A data.frame, typically read from a '.dta' file using haven::read_dta.

round

A character string specifying the IHS round (e.g., "IHS5", "IHS4").

extra

Logical. If FALSE (default), drops columns that are not in the harmonisation crosswalk or standard ID columns. If TRUE, keeps all original columns.

Value

A data.frame with columns renamed to standard 'harmonised_name's where applicable.


Description

Searches the manual harmonisation crosswalk bundled within ihsMW for specific variables.

Usage

ihs_search(keyword, round = NULL, fields = c("name", "label", "module"))

Arguments

keyword

A single search string to find (case-insensitive).

round

Limits search to a specific round. Valid inputs are "IHS2", "IHS3", "IHS4", "IHS5". Defaults to NULL (all rounds).

fields

A character vector of fields to include in the search. Valid fields are "name", "label", and "module".

Value

A tibble with cross-round harmonised search results.

Examples

ihs_search("consumption")
ihs_search("expenditure", round = "IHS5")
ihs_search("age", fields = c("name", "label"))

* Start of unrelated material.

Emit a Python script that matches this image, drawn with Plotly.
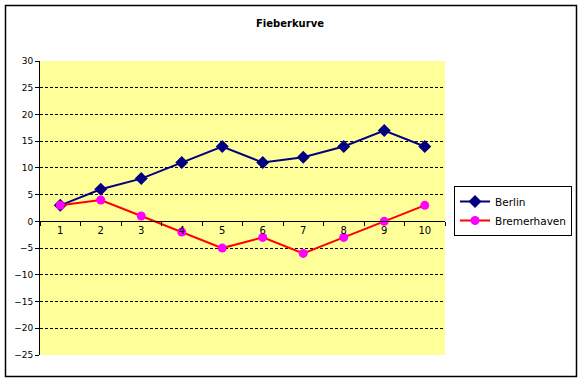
import plotly.graph_objects as go

days = ["1", "2", "3", "4", "5", "6", "7", "8", "9", "10"]
berlin = [3, 6, 8, 11, 14, 11, 12, 14, 17, 14]
bremerhaven = [3, 4, 1, -2, -5, -3, -6, -3, 0, 3]
y_ticks = [30, 25, 20, 15, 10, 5, 0, -5, -10, -15, -20, -25]
title_text = "Fieberkurve"

W, H = 582, 381
L, R, T, B = 40, 445, 61, 355

fig = go.Figure()
fig.add_trace(go.Scatter(
    x=days, y=berlin, name="Berlin", mode="lines+markers",
    line=dict(color="#000080", width=2),
    marker=dict(symbol="diamond", size=10, color="#000080"),
))
fig.add_trace(go.Scatter(
    x=days, y=bremerhaven, name="Bremerhaven", mode="lines+markers",
    line=dict(color="#FF0000", width=2),
    marker=dict(symbol="circle", size=9, color="#FF00FF"),
))

def px_x(p):
    return (p - L) / (R - L)

def px_y(p):
    return (B - p) / (B - T)

fig.add_shape(type="rect", xref="paper", yref="paper",
              x0=px_x(5.5), x1=px_x(576.5), y0=px_y(376.5), y1=px_y(5.5),
              line=dict(color="black", width=1.5), fillcolor="rgba(0,0,0,0)", layer="below")

fig.update_layout(
    template="none",
    width=W, height=H,
    margin=dict(l=L, r=W - R, t=T, b=H - B, pad=0, autoexpand=False),
    paper_bgcolor="white",
    plot_bgcolor="#FFFF99",
    font=dict(family="DejaVu Sans", size=10, color="black"),
    title=dict(text="<b>" + title_text + "</b>", x=290 / W, xanchor="center",
               y=1 - 23 / H, yanchor="middle", font=dict(size=10), automargin=False),
    showlegend=True,
    legend=dict(x=px_x(454), y=px_y(186), xanchor="left", yanchor="top",
                bgcolor="white", bordercolor="black", borderwidth=1,
                font=dict(size=10.5), tracegroupgap=0, itemsizing="trace"),
    xaxis=dict(type="category", categoryorder="array", categoryarray=days,
               range=[-0.5, len(days) - 0.5],
               anchor="free", position=25 / 55, automargin=False,
               showline=True, linecolor="black", linewidth=1,
               ticks="outside", tickson="boundaries", ticklen=4, tickcolor="black",
               showgrid=False, zeroline=False, fixedrange=True,
               tickfont=dict(size=10)),
    yaxis=dict(range=[-25, 30], tickmode="array", tickvals=y_ticks, automargin=False,
               showline=True, linecolor="black", linewidth=1,
               ticks="outside", ticklen=4, tickcolor="black",
               showgrid=True, gridcolor="black", griddash="3px,2px", gridwidth=1,
               zeroline=False, fixedrange=True, tickfont=dict(size=9)),
)

fig.write_html("out.html", config={"displayModeBar": False},
               post_script="document.body.style.margin='0';")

Standardize Survey Missing Codes

Description

Converts common negative missing codes (like -99 for "Refused" or -98 for "Don't Know") into standard R 'NA' values to prevent them from skewing numeric calculations.

Usage

ihs_standardize_missing(data)

Arguments

data

A data.frame

Value

A data.frame with missing values standardized


Winsorize Continuous Variables

Description

Caps extreme outliers at specified percentiles. Crucially, this function allows for stratified winsorization (e.g., by region) to avoid over-trimming poor/rich areas, and it creates new '_w' suffixed columns to preserve raw data provenance.

Usage

ihs_winsorize(data, vars, by = NULL, probs = c(0.01, 0.99))

Arguments

data

A data.frame

vars

Character vector of column names to winsorize

by

Optional grouping variable name (e.g., "region") for stratified thresholds

probs

Numeric vector of lower and upper quantiles. Default 'c(0.01, 0.99)'

Value

A data.frame with new '*_w' columns added.